“Toplumsal duyarlılığımız giderek azalıyor. Şimdi yeni bir tokat yeme zamanı. İşimiz böyle giderse daha da zorlaşacak. Ama yılmak yok. Bilimsel gerçeklerle çalışmaya, eğitime devam edeceğiz.”
Herkes İçin Acil Sağlık Derneği’nin (HİASD), Marmara depreminin 12. yılında “Marmara depremi anma ve çıkarılacak dersler” konulu toplantısı İzmir Tabip Odası’nda. Konuşmacılar Dokuz Eylül Üniversitesi Acil Tıp Anablim Dalı Öğretim Üyesi Doç. Dr. Gürkan Ersoy ile HİASD Başkanı, Acil Tıp Uzmanı Dr. Ülkümen Rodoplu.

Fotoğraf karelerinden birisinde bir çift siyah rugan çocuk ayakkabısı var. Ayakkabının sahibi büyük olasılıkla beton blokların altında. Doç. Dr. Gürkan Ersoy, gözleri dolarak “Kızımın ayakkabılarını asla böyle görmek istemem” diyor.

Depremin 12. saatinde deprem bölgesinde çalışmalara başladıklarını anlatan Dr. Ülkümen Rodoplu, ülkemizin yardımlar konusunda inanılmaz zengin olduğunu belirterek başlıyor konuşmasına:
“Yardım bölgesine gelen malzemeleri hiçbir yerde göremezdiniz. Deneyimli insan vardı, doktor, itfaiyeci, paramedik Malzeme vardı….Yanık battaniyeleri, pansuman bezleri, her türlü tıbbi malzeme… Ama biz insan kurtaramadık. Plan program olmadığı için kısa sürede kurtarılabilecek insanları bile kurtaramadık ne yazık ki. 20 bin kişi öldü, 300 bin kişi kayıp ”

Doç. Dr. Gürkan Ersoy ve Dr. Ülkümen Rodoplu’nun afet bilincini arttırmak, insanları bu konuda ayık tutmak için önemli bir çabası var İzmir’de. 10 Kasım 2010 tarihinde kurdukları Herkes İçin Acil Sağlık Derneği, her meslek gurubundan kişilerin üye olabileceği, ilk yardım, afet bilinci konularında ücretsiz eğitim veren bir sivil toplum kuruluşu.

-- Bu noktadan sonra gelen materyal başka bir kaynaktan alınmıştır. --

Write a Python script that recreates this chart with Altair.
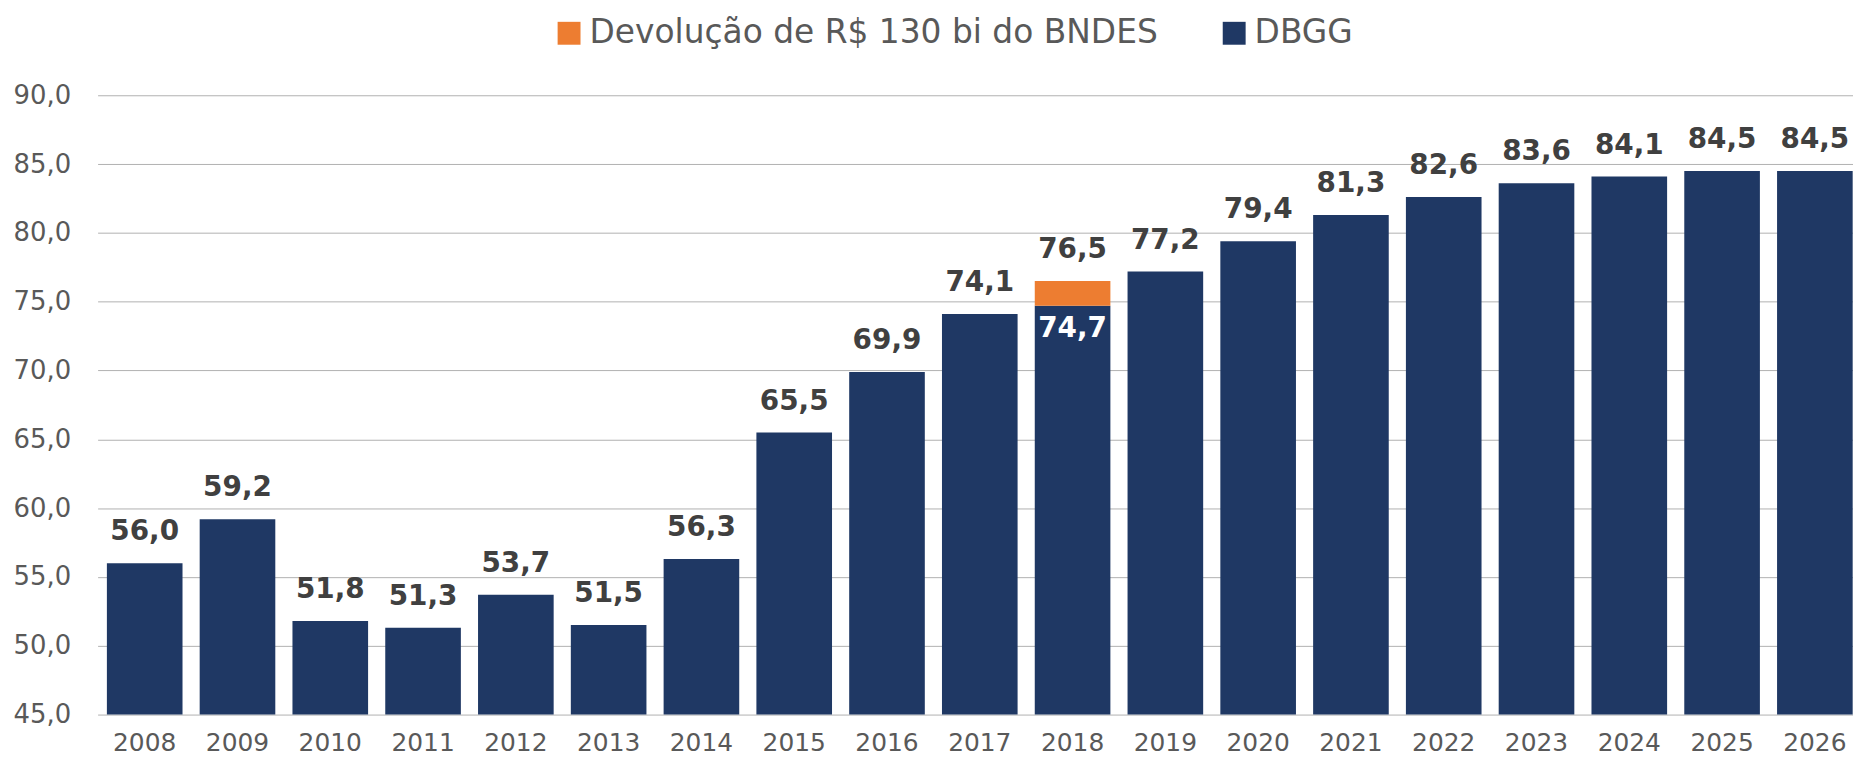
import altair as alt
import pandas as pd

# ---- data ----
years = ["2008", "2009", "2010", "2011", "2012", "2013", "2014", "2015", "2016", "2017",
         "2018", "2019", "2020", "2021", "2022", "2023", "2024", "2025", "2026"]
dbgg = [56.0, 59.2, 51.8, 51.3, 53.7, 51.5, 56.3, 65.5, 69.9, 74.1,
        74.7, 77.2, 79.4, 81.3, 82.6, 83.6, 84.1, 84.5, 84.5]
devolucao = [0, 0, 0, 0, 0, 0, 0, 0, 0, 0,
             1.8, 0, 0, 0, 0, 0, 0, 0, 0]
y_ticks = [45, 50, 55, 60, 65, 70, 75, 80, 85, 90]

S_DEV = "Devolução de R$ 130 bi do BNDES"
S_DBGG = "DBGG"
series_order = [S_DEV, S_DBGG]
series_colors = ["#ED7D31", "#1F3864"]


def br(v):
    return f"{v:.1f}".replace(".", ",")


rows = []
for y, d, v in zip(years, dbgg, devolucao):
    rows.append({"year": y, "series": S_DBGG, "top": d, "bottom": y_ticks[0]})
    if v > 0:
        rows.append({"year": y, "series": S_DEV, "top": round(d + v, 1), "bottom": d})
bars_df = pd.DataFrame(rows)

lab_df = pd.DataFrame({
    "year": years,
    "dbgg": dbgg,
    "dev": devolucao,
    "total": [round(d + v, 1) for d, v in zip(dbgg, devolucao)],
})
lab_df["label_total"] = [br(t) for t in lab_df["total"]]
lab_df["label_dbgg"] = [br(d) for d in lab_df["dbgg"]]

W = 1763
H = 622
FONT = "DejaVu Sans"

x = alt.X("year:N", sort=years, title=None,
          scale=alt.Scale(paddingInner=0.185, paddingOuter=0.1, range=[0, 1772]),
          axis=alt.Axis(labelAngle=0, labelFontSize=25, labelColor="#595959",
                        labelFont=FONT, labelPadding=16, ticks=False, domain=False,
                        grid=False))
yscale = alt.Scale(domain=[y_ticks[0], y_ticks[-1]], zero=False, nice=False)

bars = alt.Chart(bars_df).mark_bar().encode(
    x=x,
    y=alt.Y("top:Q", scale=yscale, title=None,
            axis=alt.Axis(values=y_ticks, labelExpr="replace(format(datum.value, '.1f'), '.', ',')",
                          labelFontSize=26, labelColor="#595959", labelFont=FONT,
                          labelPadding=27, ticks=False, domain=False, grid=True,
                          gridColor="#B0B0B0", gridWidth=1)),
    y2="bottom:Q",
    color=alt.Color("series:N",
                    scale=alt.Scale(domain=series_order, range=series_colors),
                    legend=alt.Legend(title=None, orient="none", direction="horizontal",
                                      legendX=457, legendY=-79, padding=0,
                                      symbolType="square", symbolSize=529,
                                      symbolStrokeWidth=0, labelFontSize=33,
                                      labelFont=FONT, labelColor="#595959",
                                      labelOffset=4, columnPadding=60,
                                      labelLimit=1000)),
)

top_labels = alt.Chart(lab_df).mark_text(
    baseline="alphabetic", dy=-23, fontSize=28, fontWeight="bold", font=FONT,
    color="#404040"
).encode(x=alt.X("year:N", sort=years), y=alt.Y("total:Q", scale=yscale), text="label_total:N")

inner_labels = alt.Chart(lab_df).transform_filter("datum.dev > 0").mark_text(
    baseline="alphabetic", dy=31, fontSize=28, fontWeight="bold", font=FONT,
    color="#FFFFFF"
).encode(x=alt.X("year:N", sort=years), y=alt.Y("dbgg:Q", scale=yscale), text="label_dbgg:N")

chart = alt.layer(bars, top_labels, inner_labels).properties(
    width=W, height=H,
    autosize=alt.AutoSizeParams(type="none"),
    padding={"left": 90, "top": 86, "right": 0, "bottom": 46},
).configure_view(stroke=None)

chart.save("out.html", embed_options={"renderer": "svg", "actions": False})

2010 eğitim öğretim yılı başında Cumhuriyet Nevvar Salih İşgören Kız Teknik ve Meslek Lisesi’nde pilot bir uygulama başlatan dernek, 30 gönüllü genci eğitime almış. Dönem boyunca acil tıp eğitimi alan gençler, önce okullarındaki arkadaşlarını eğitmiş. Bu yıl ise İzmir’deki tüm okullara yayılması planlanan projeyle başka okullarda da eğitim vermeye hazırlanıyorlar.

Marmara depremi sırasında belki 3-4 yaşında minik birer bebek olan gençlerin konuya duyarlılığı insanı heyecanlandırıyor. Ekibin başkanı Aybike ve Eylül. Önce evdekileri eğittiklerini anlatıyorlar.

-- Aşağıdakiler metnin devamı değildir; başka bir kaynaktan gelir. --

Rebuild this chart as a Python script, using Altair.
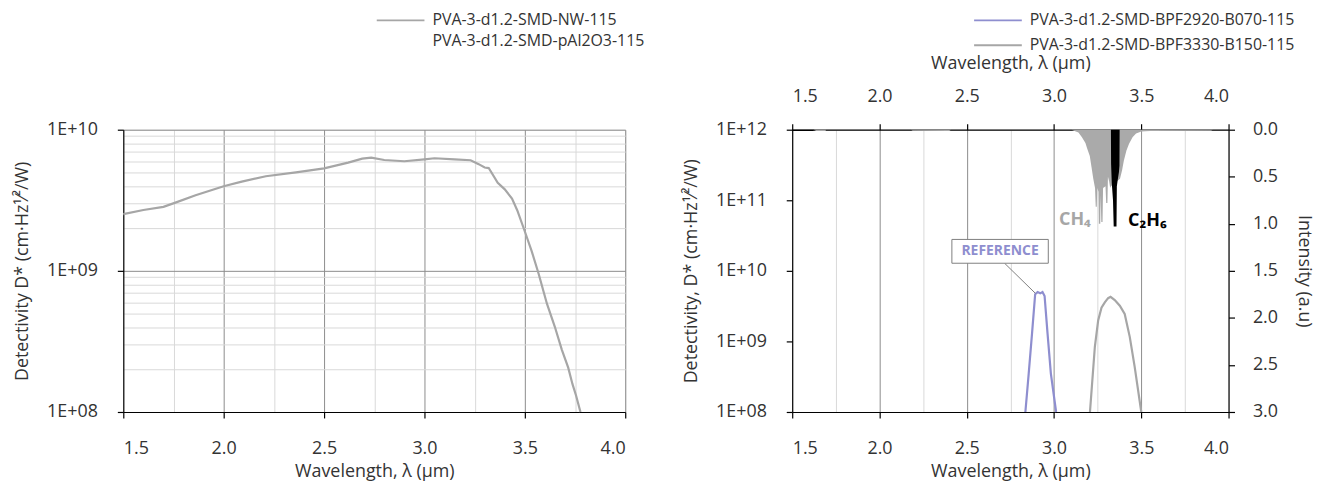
import altair as alt
import pandas as pd

FONT = "Open Sans"
TXT = "#333333"

# ---------------- left chart data ----------------
left_series = ["PVA-3-d1.2-SMD-NW-115", "PVA-3-d1.2-SMD-pAl2O3-115"]
nw_wl = [1.5, 1.6, 1.7, 1.77, 1.86, 2.0, 2.09, 2.21, 2.36, 2.5, 2.62, 2.69, 2.735,
         2.8, 2.9, 3.0, 3.05, 3.15, 3.23, 3.27, 3.3, 3.32, 3.365, 3.40, 3.436, 3.462,
         3.5, 3.534, 3.569, 3.61, 3.649, 3.684, 3.716, 3.737, 3.755, 3.777]
nw_d = [2.52e9, 2.7e9, 2.84e9, 3.08e9, 3.43e9, 3.98e9, 4.29e9, 4.68e9, 4.99e9, 5.32e9,
        5.85e9, 6.24e9, 6.34e9, 6.1e9, 5.98e9, 6.17e9, 6.28e9, 6.17e9, 6.08e9, 5.7e9,
        5.4e9, 5.35e9, 4.2e9, 3.78e9, 3.25e9, 2.69e9, 1.9e9, 1.38e9, 9.5e8, 5.85e8,
        4.03e8, 2.77e8, 2.06e8, 1.58e8, 1.31e8, 1.0e8]

# ---------------- right chart data ----------------
right_series = ["PVA-3-d1.2-SMD-BPF2920-B070-115", "PVA-3-d1.2-SMD-BPF3330-B150-115"]
b2920_wl = [2.836, 2.855, 2.874, 2.892, 2.906, 2.921, 2.934, 2.946, 2.963, 2.982, 3.012]
b2920_d = [1e8, 3.5e8, 1.29e9, 4.67e9, 5.0e9, 4.8e9, 5.0e9, 4.4e9, 1.29e9, 3.5e8, 1e8]
b3330_wl = [3.206, 3.234, 3.253, 3.272, 3.291, 3.31, 3.324, 3.348, 3.377, 3.405,
            3.434, 3.462, 3.5]
b3330_d = [1e8, 8.4e8, 1.98e9, 3.0e9, 3.57e9, 4.1e9, 4.28e9, 3.85e9, 3.2e9, 2.45e9,
           1.16e9, 4.4e8, 1e8]

ch4_wl = [1.50, 1.63, 1.635, 1.69, 1.695, 2.18, 2.19, 2.40, 2.41, 3.10, 3.14, 3.16,
          3.18, 3.19, 3.205, 3.215, 3.225, 3.235, 3.239, 3.245, 3.248, 3.255, 3.257,
          3.265, 3.267, 3.271, 3.278, 3.281, 3.295, 3.299, 3.306, 3.309, 3.316, 3.322,
          3.326, 3.378, 3.39, 3.40, 3.415, 3.43, 3.45, 3.47, 3.50, 3.55, 3.90, 3.91]
ch4_i = [0.0, 0.0, 0.015, 0.015, 0.0, 0.0, 0.01, 0.015, 0.0, 0.0, 0.03, 0.08,
         0.14, 0.2, 0.28, 0.40, 0.52, 0.62, 0.82, 0.82, 0.62, 0.66, 1.0,
         1.0, 0.7, 0.98, 0.98, 0.62, 0.6, 0.78, 0.78, 0.5, 0.55, 0.62,
         0.6, 0.52, 0.43, 0.33, 0.22, 0.15, 0.08, 0.04, 0.02, 0.015, 0.01, 0.0]
c2h6_wl = [1.50, 1.62, 1.625, 3.326, 3.327, 3.331, 3.338, 3.342, 3.358, 3.360,
           3.366, 3.372, 3.375, 3.376]
c2h6_i = [0.015, 0.015, 0.0, 0.0, 0.36, 0.57, 0.75, 1.03, 1.03, 0.60,
          0.52, 0.45, 0.38, 0.0]

# annotations
ref_text = ["REFERENCE"]
ref_x = [2.691]
ref_y = [1.89e10]
lead_x = [2.717]
lead_y = [1.28e10]
lead_x2 = [2.893]
lead_y2 = [4.81e9]
gas_text = ["CH₄", "C₂H₆"]
gas_x = [3.12, 3.535]
gas_i = [0.955, 0.975]
gas_col = ["#a6a6a6", "#000000"]

# ticks
x_ticks = [1.5, 1.75, 2.0, 2.25, 2.5, 2.75, 3.0, 3.25, 3.5, 3.75, 4.0]
x_major = [1.5, 2.0, 2.5, 3.0, 3.5, 4.0]
y_ticks_left = [1e8, 2e8, 3e8, 4e8, 5e8, 6e8, 7e8, 8e8, 9e8,
                1e9, 2e9, 3e9, 4e9, 5e9, 6e9, 7e9, 8e9, 9e9, 1e10]
y_ticks_right = [1e8, 1e9, 1e10, 1e11, 1e12]
i_ticks = [0.0, 0.5, 1.0, 1.5, 2.0, 2.5, 3.0]

MAJ = "abs(datum.value*2 - round(datum.value*2)) < 0.001"
DEC = "abs(log(datum.value)/LN10 - round(log(datum.value)/LN10)) < 0.001"
EXP_LABEL = ("'1E+' + (round(log(datum.value)/LN10) < 10 ? '0' : '') + "
             "round(log(datum.value)/LN10)")
FS = 18

base = dict(labelFont=FONT, titleFont=FONT, labelFontSize=FS, titleFontSize=FS,
            labelColor=TXT, titleColor=TXT, titleFontWeight="normal",
            domainColor="black", domainWidth=1.2, tickSize=6, tickWidth=1.2)

xs = alt.Scale(domain=[1.5, 4.0], nice=False, zero=False)


def x_axis_bottom(edge_test):
    return alt.Axis(
        orient="bottom", values=x_ticks, title="Wavelength, λ (µm)",
        labelExpr=f"({MAJ}) ? format(datum.value, '.1f') : ''",
        gridColor={"condition": [{"test": edge_test, "value": "transparent"},
                                 {"test": MAJ, "value": "#8c8c8c"}], "value": "#d9d9d9"},
        tickColor={"condition": {"test": MAJ, "value": "black"}, "value": "transparent"},
        labelPadding=22, titlePadding=5, **base)


LINE_SYM = "M-4,0L4,0"
legend_common = dict(orient="none", title=None, symbolType=LINE_SYM, symbolSize=144,
                     symbolStrokeWidth=2, labelFont=FONT, labelFontSize=16, labelColor=TXT,
                     labelOffset=24, labelLimit=600)

# ---------------- left chart ----------------
df_left = pd.DataFrame({"wl": nw_wl, "d": nw_d, "series": left_series[0]})
left = alt.Chart(df_left).mark_line(strokeWidth=2.2).encode(
    x=alt.X("wl:Q", scale=xs, axis=x_axis_bottom("datum.value < 1.6")),
    y=alt.Y("d:Q", scale=alt.Scale(type="log", domain=[1e8, 1e10], nice=False), axis=alt.Axis(
        values=y_ticks_left, title="Detectivity D* (cm·Hz¹⁄²/W)",
        labelExpr=f"({DEC}) ? {EXP_LABEL} : ''",
        gridColor={"condition": [{"test": "datum.value < 1.5e8", "value": "transparent"},
                                 {"test": DEC, "value": "#8c8c8c"}], "value": "#d9d9d9"},
        tickColor={"condition": {"test": DEC, "value": "black"}, "value": "transparent"},
        labelPadding=20, titlePadding=15, **base)),
    color=alt.Color("series:N", scale=alt.Scale(domain=left_series,
                                                range=["#a6a6a6", "transparent"]),
                    legend=alt.Legend(legendX=271, legendY=-118, rowPadding=5, **legend_common)),
).properties(width=505, height=284)

# ---------------- right chart ----------------
df_f = pd.concat([
    pd.DataFrame({"wl": b2920_wl, "d": b2920_d, "series": right_series[0]}),
    pd.DataFrame({"wl": b3330_wl, "d": b3330_d, "series": right_series[1]}),
])
ys_log = alt.Scale(type="log", domain=[1e8, 1e12], nice=False)
xb = x_axis_bottom("datum.value < 1.6 || datum.value > 3.9")
yl = alt.Axis(values=y_ticks_right, title="Detectivity, D* (cm·Hz¹⁄²/W)", grid=False,
              labelExpr=EXP_LABEL, tickColor="black", labelPadding=20, titlePadding=15, **base)

filt = alt.Chart(df_f).mark_line(strokeWidth=2.2).encode(
    x=alt.X("wl:Q", scale=xs, axis=xb),
    y=alt.Y("d:Q", scale=ys_log, axis=yl),
    color=alt.Color("series:N", scale=alt.Scale(domain=right_series,
                                                range=["#8e8ecf", "#a6a6a6"]),
                    legend=alt.Legend(legendX=199, legendY=-118, rowPadding=9, **legend_common)),
)

df_ann = pd.DataFrame({"t": ref_text, "x": ref_x, "y": ref_y, "lx": lead_x, "ly": lead_y,
                       "lx2": lead_x2, "ly2": lead_y2})
lead = alt.Chart(df_ann).mark_rule(color="#7f7f7f", strokeWidth=1).encode(
    x=alt.X("lx:Q", scale=xs, axis=xb), y=alt.Y("ly:Q", scale=ys_log, axis=yl),
    x2="lx2:Q", y2="ly2:Q")
box = alt.Chart(df_ann).mark_point(
    shape="M-1,-0.247L1,-0.247L1,0.247L-1,0.247Z", size=9409, filled=False,
    stroke="#7f7f7f", strokeWidth=1, fill="white", fillOpacity=1, opacity=1).encode(
    x=alt.X("x:Q", scale=xs, axis=xb), y=alt.Y("y:Q", scale=ys_log, axis=yl))
ref_lbl = alt.Chart(df_ann).mark_text(font=FONT, fontSize=14, fontWeight="bold",
                                      color="#8e8ecf").encode(
    x=alt.X("x:Q", scale=xs, axis=xb), y=alt.Y("y:Q", scale=ys_log, axis=yl), text="t:N")

filt_group = alt.layer(filt, lead, box, ref_lbl)

df_ch4 = pd.DataFrame({"wl": ch4_wl, "i": ch4_i})
df_c2 = pd.DataFrame({"wl": c2h6_wl, "i": c2h6_i})
is_ = alt.Scale(domain=[0, 3], reverse=True, nice=False, zero=True)
xt = alt.Axis(orient="top", values=x_major, title="Wavelength, λ (µm)", grid=False,
              format=".1f", tickColor="black", labelPadding=18, titlePadding=16, **base)
yr = alt.Axis(orient="right", values=i_ticks, format=".1f", title="Intensity (a.u)",
              grid=False, tickColor="black", labelPadding=18, titlePadding=17, **base)
ch4 = alt.Chart(df_ch4).mark_area(color="#aaaaaa", opacity=1).encode(
    x=alt.X("wl:Q", scale=xs, axis=xt),
    y=alt.Y("i:Q", scale=is_, stack=None, axis=yr))
c2 = alt.Chart(df_c2).mark_area(color="#000000", opacity=1).encode(
    x=alt.X("wl:Q", scale=xs, axis=xt),
    y=alt.Y("i:Q", scale=is_, stack=None, axis=yr))
df_gas = pd.DataFrame({"t": gas_text, "x": gas_x, "i": gas_i, "c": gas_col})
gas = alt.Chart(df_gas).mark_text(font=FONT, fontSize=18, fontWeight="bold").encode(
    x=alt.X("x:Q", scale=xs, axis=xt), y=alt.Y("i:Q", scale=is_, axis=yr),
    text="t:N", color=alt.Color("c:N", scale=None))
spec_group = alt.layer(ch4, c2, gas)

right = alt.layer(filt_group, spec_group).resolve_scale(
    y="independent").resolve_axis(x="independent", y="independent").properties(
    width=439, height=284)

chart = alt.hconcat(left, right, spacing=36).resolve_scale(color="independent").properties(
    padding={"left": 5, "right": 5, "top": 2, "bottom": 0}).configure_view(
    stroke=None).configure(background="white")

chart.save("out.html", embed_options={"renderer": "svg", "actions": False})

Arkadaşlarının bir sorun olduğunda kendilerine danıştığını anlatan Ezgi Sargın bir deneyimini paylaşıyor. “Geçenlerde yeğenimi arı soktu. Annem sıcak su koyalım diye ısrar etti. Ben mutlaka soğuk kompres, buz uygulanması gerektiğini söyledim. Kabul etmek istemediyse de ikna ettim ve sonuç gerçekten iyi oldu” diyor.

Bugün,17 Ağustos olmasına karşın, televizyonların çok azında depremle ilgili program olduğunu görüyorum. İlk yıllarda kanal kanal gezen “uzmanlar”, “profesörler”, kırmızı fay hatlı haritalar yok ortalarda. Dr. Ülkümen Rodoplu’nun dediği gibi, birisi unutturmak istiyor sanki bu gerçeği.

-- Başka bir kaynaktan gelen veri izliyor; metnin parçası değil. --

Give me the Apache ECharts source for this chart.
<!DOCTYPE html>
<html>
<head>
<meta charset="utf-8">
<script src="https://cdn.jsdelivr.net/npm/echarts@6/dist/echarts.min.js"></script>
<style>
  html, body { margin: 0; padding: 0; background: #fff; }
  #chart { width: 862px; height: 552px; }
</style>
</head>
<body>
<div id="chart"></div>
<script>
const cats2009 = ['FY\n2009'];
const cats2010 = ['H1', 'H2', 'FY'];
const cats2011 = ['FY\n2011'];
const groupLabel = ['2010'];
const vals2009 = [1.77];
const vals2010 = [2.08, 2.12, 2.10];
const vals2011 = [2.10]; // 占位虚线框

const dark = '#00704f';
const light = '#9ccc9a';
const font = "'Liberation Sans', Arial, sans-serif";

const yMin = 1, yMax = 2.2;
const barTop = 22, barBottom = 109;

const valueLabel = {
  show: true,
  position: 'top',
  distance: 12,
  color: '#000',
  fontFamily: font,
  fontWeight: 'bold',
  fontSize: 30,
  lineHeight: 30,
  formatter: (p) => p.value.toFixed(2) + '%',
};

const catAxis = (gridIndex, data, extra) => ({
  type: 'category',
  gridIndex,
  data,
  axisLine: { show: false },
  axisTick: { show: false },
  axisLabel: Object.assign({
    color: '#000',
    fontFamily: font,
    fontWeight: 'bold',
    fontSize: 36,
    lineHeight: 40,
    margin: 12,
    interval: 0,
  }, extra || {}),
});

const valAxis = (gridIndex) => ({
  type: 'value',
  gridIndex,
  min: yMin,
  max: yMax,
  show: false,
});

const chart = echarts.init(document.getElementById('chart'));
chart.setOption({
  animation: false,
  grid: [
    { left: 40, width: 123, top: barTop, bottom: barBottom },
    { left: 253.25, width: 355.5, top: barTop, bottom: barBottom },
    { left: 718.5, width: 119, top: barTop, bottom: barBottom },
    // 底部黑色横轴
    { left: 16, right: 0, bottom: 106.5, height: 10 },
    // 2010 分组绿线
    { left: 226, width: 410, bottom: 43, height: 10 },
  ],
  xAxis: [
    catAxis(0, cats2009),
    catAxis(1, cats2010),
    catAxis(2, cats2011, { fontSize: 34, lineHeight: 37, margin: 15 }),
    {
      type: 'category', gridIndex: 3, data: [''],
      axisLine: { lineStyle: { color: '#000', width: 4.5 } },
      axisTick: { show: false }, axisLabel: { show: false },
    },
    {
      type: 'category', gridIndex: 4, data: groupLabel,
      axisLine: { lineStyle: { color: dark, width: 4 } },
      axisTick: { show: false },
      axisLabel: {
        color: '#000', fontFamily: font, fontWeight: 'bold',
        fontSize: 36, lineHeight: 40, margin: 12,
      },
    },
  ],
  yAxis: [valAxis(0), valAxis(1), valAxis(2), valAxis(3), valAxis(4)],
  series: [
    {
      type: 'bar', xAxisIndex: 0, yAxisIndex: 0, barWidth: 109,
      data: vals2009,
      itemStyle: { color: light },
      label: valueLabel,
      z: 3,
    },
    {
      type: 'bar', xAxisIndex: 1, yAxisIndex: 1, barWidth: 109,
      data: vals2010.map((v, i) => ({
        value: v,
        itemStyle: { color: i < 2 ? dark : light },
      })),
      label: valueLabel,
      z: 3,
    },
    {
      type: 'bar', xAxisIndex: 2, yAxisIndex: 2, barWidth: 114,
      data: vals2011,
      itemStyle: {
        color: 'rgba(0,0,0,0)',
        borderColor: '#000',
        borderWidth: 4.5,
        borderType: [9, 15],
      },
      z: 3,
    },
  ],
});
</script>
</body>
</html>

Eminim yarın bu haberi yalanlayan haberler yayınlanacak, sonra da konu kaynayıp gidecek.
Kanalları gezerken yayına verilen “son dakika” haberi ise, depremin acısını yaşadığımız bu günü tam bir ulusal yasa dönüştürüyor. Hakkari’den gelen şehit haberleri acımızı katmerleştiriyor. Yine sözün bittiği yere geliyoruz.